Right from the beginning, the snappy prose and snarky voice create an engaging story. Jack has his talents, but he feels mostly normal, which is why it’s such a surprise to him to find out he’s supposed to be someone special. Compared to the three other kids he meets, he doesn’t see anything to brag about. Superior physical prowess, incredible memory and navigational skills, and the ability to hack into any system—so how do a few homemade inventions even compete? (And Jack’s skill is not, as I initially thought, the ability to build incredibly complicated contraptions to do various things; he’s just wired that way).

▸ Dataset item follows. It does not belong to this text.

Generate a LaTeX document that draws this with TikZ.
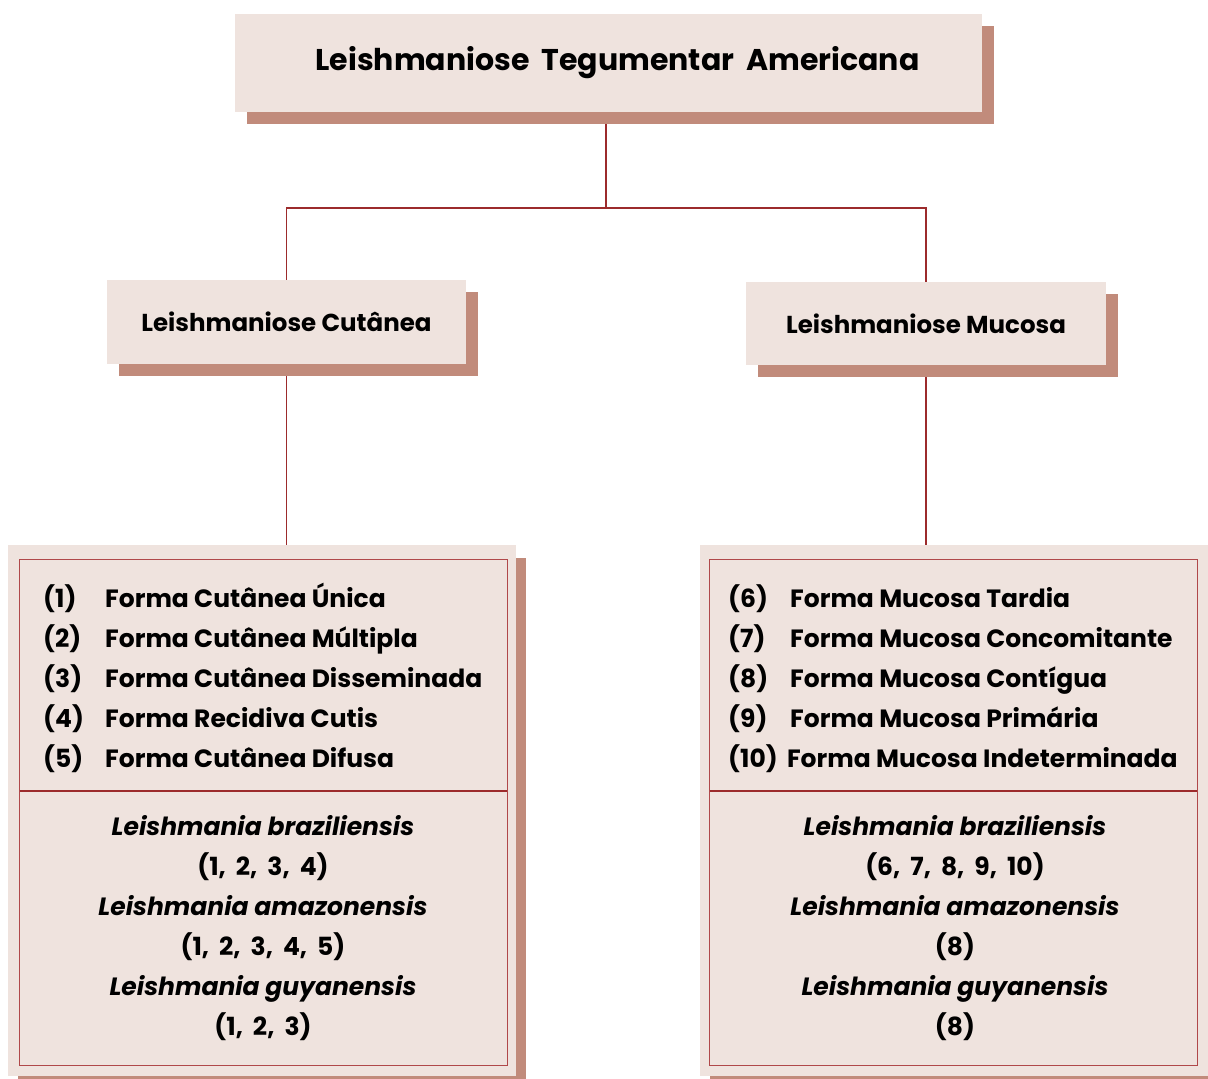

The ties to mythology take a while to surface, which makes the title a bit obscure until nearly the end. It mixes some original Atlantis myth plus the Seven Wonders of the ancient world, along with plenty of small puzzles and codes. The illustrations are an integral part of most of the puzzles, and readers can try to figure them out alone, or keep reading to find the answers Jack discovers.

I found the scientific angle a little disappointing. The professor, at least, is trying very hard not to say the m-word, when magic is clearly what’s going on. It’s one thing to say people don’t use 99% of their brains and imply extraordinary physical and mental prowess will result from using more of it; it’s another to try to wrap a sphere that makes people fly into some kind of explainable phenomena, while attributing that phenomena to an ancient civilization rather than an alien one. It also diminishes the supernatural angle to Jack’s experiences, which would have been fine without an attempt to explain them.

Overall, though, this is a story that sucked me in. With an obvious tie to the Seven Wonders, Jack will likely be off to the other six in future installments, so there’s plenty of room for more adventure. And, of course, there’s still the ticking time bomb of his condition. It ties up well, but it never hurts to have the second one on hand. I rate this book Recommended.